Alan Day, founder and chairman of State of Flux, a global procurement consultancy and SRM software company, discusses how Procurement could learn a thing or two from Sales.
You often hear sales and procurement referred to as two sides to the same coin, perhaps this is because when you look at them closely, the skills required for supplier relationship management (SRM) versus key account management (KAM) are very similar.
Our global 2015 SRM research has shown that it's behavioural skills that are the most necessary for SRM and these are the same for KAM.
However this is usually where the similarities between the two functions end. But on closer reflection there are many areas where procurement could do well to learn from sales:
1) Valuing the length of the relationship
Sales teams respect and celebrate a long customer relationship.

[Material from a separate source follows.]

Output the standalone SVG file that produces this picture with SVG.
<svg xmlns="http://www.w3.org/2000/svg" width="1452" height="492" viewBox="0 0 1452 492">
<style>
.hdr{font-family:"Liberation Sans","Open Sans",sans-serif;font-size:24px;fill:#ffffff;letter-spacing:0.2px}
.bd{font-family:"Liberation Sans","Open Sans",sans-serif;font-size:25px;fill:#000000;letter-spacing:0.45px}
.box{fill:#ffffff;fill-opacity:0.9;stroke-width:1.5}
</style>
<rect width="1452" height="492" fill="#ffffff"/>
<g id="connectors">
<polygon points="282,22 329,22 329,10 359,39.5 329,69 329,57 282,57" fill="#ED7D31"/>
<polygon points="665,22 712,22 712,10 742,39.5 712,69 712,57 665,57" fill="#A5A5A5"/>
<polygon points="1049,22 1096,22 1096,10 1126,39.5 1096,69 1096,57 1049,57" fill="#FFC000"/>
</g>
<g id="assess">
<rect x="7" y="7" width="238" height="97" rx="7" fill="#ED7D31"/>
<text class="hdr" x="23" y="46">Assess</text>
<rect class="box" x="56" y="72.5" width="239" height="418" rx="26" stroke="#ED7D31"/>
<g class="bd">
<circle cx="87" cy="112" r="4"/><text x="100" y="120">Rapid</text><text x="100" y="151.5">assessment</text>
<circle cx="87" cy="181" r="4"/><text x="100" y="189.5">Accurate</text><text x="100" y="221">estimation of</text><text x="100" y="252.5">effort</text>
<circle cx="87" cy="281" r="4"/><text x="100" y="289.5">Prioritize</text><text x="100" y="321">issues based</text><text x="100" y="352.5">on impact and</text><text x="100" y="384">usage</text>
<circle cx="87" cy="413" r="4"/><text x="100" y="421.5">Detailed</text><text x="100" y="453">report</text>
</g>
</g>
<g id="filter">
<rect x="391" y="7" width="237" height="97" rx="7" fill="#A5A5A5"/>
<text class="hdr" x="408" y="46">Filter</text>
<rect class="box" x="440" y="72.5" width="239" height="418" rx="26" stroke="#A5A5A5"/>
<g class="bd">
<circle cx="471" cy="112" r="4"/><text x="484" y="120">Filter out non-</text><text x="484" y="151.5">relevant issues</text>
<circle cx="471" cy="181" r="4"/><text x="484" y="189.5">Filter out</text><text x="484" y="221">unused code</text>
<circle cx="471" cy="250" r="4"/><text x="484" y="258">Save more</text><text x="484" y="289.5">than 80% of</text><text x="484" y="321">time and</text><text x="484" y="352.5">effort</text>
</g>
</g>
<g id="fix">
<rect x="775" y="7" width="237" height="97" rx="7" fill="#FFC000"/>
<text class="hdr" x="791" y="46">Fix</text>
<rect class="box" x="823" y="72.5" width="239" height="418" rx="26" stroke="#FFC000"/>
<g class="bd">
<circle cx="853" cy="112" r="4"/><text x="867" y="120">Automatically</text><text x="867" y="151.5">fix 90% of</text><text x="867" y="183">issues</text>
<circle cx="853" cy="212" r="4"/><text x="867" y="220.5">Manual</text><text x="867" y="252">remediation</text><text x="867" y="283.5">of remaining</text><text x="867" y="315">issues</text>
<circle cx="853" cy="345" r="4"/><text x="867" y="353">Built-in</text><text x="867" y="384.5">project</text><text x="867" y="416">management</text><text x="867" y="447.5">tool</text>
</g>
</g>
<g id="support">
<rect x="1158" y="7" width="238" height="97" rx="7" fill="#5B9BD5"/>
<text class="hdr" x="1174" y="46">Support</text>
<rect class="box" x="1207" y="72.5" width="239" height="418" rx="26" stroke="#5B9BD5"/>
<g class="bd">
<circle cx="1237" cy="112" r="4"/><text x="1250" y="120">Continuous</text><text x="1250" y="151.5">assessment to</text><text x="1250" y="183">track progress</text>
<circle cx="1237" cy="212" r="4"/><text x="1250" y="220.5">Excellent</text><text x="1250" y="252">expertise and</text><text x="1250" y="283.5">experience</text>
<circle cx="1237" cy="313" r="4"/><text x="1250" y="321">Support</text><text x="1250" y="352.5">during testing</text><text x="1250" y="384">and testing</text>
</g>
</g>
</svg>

And rightly so, it’s difficult for two parties to work together for a long time (just look at any marriage with their silver, golden and diamond jubilees). Procurement on the other hand tends to take a sceptical view of lengthy relationships as something that needs to be reviewed.
2) Focusing resource on key accounts
A junior in sales is given lots of accounts to focus on in the beginning and then they will work their way up to becoming a key account manager with just one account. In procurement we often do the opposite with more senior procurement professionals being responsible for more and more spend or categories (and by default more and more suppliers).
3) Investing in training
Sales teams train their staff, procurement teams often do not. From our SRM research we’ve seen that investment in training has actually gone down, despite there being a direct correlation between those organisations that train staff and being a SRM leader organisation.
4) Training behaviour-based skills
The behaviour art of selling and human behaviour are important parts of sales team training. Procurement teams are far more likely to train their teams on process or technical aspects of their role. From our research we’ve seen that the only skill that gets more training in procurement than is required is negotiation. There are large gaps in the behavioural-based skills.
5) Practicing and measuring the effectiveness of the behavioural skills
A sales manager will often join the salesperson at a client meeting to review how they performed with the customer. The manager is trained on how to recognise and coach staff and both individuals have elements of their performance measure tied to this. In procurement our overachieving driver is savings, so coaching and measurement are predominately focused on driving savings and the technical skills required to achieve this rather than the behavioural skills required to maintain a good supplier relationship.
6) Using technology
For many years now it has been commonplace for many sales teams to use a CRM system to track their sales leads and relationships, whereas, most organisations would not question the need to invest often millions in a CRM system. Our research shows only 9% of organisations are using a SRM system with 79% of organisations preferring to use MS Excel. Let me repeat that again, the large majority of organisations are managing their most strategic, most critical, most risky supplier relationships on a spreadsheet.
7) Measuring the quality of the relationship
Sales regularly use customer satisfaction surveys (CSAT) to measure the quality of their relationship with a customer. It’s an annual measure and both sales teams and customers are encouraged to participate. They use this to focus on aspects of the relationship that need improvement and often part of the salesperson’s bonus is linked to the CSAT score. On the other hand, approximately 30% of the time procurement uses a 360 degree assessment survey to understand the quality of their supplier relationships. Procurement often has a reluctance to measure the quality of relationships and a generalisation of ‘we know what our suppliers think of us, we don’t need to measure it’. Remember - what gets measured gets done.
8) Involving executives in the relationship
Sales teams want their executives involved in the relationship, they recognise the signal it sends to the buying organisation (you’re important to us). They will spend time briefing and coaching the executive on what they need from them within the relationship. 46% of SRM leaders have direct support from their CEO, yet we know procurement still has trouble articulating to executives why they need to be involved in a supplier relationship and what value will be gained from doing so. Because of this the challenge is getting executives actively involved or involved as part of a coordinated approach (rather than just responding because there is a problem or meeting the supplier on their own, at the suppliers request).
Procurement can learn a lot from our friends ‘across the table’, not least the art of selling. Selling procurement's value, selling the need for investment, selling the need for the business to change and collaborate with suppliers more. For success in 2016, be sure to factor in these skills when forming your SRM teams. Carry out an annual skills assessment, so if like many procurement teams, sales skills need bolstering, allocate a percentage of your L&D budget towards specialist SRM skills training. The payoff could be significant!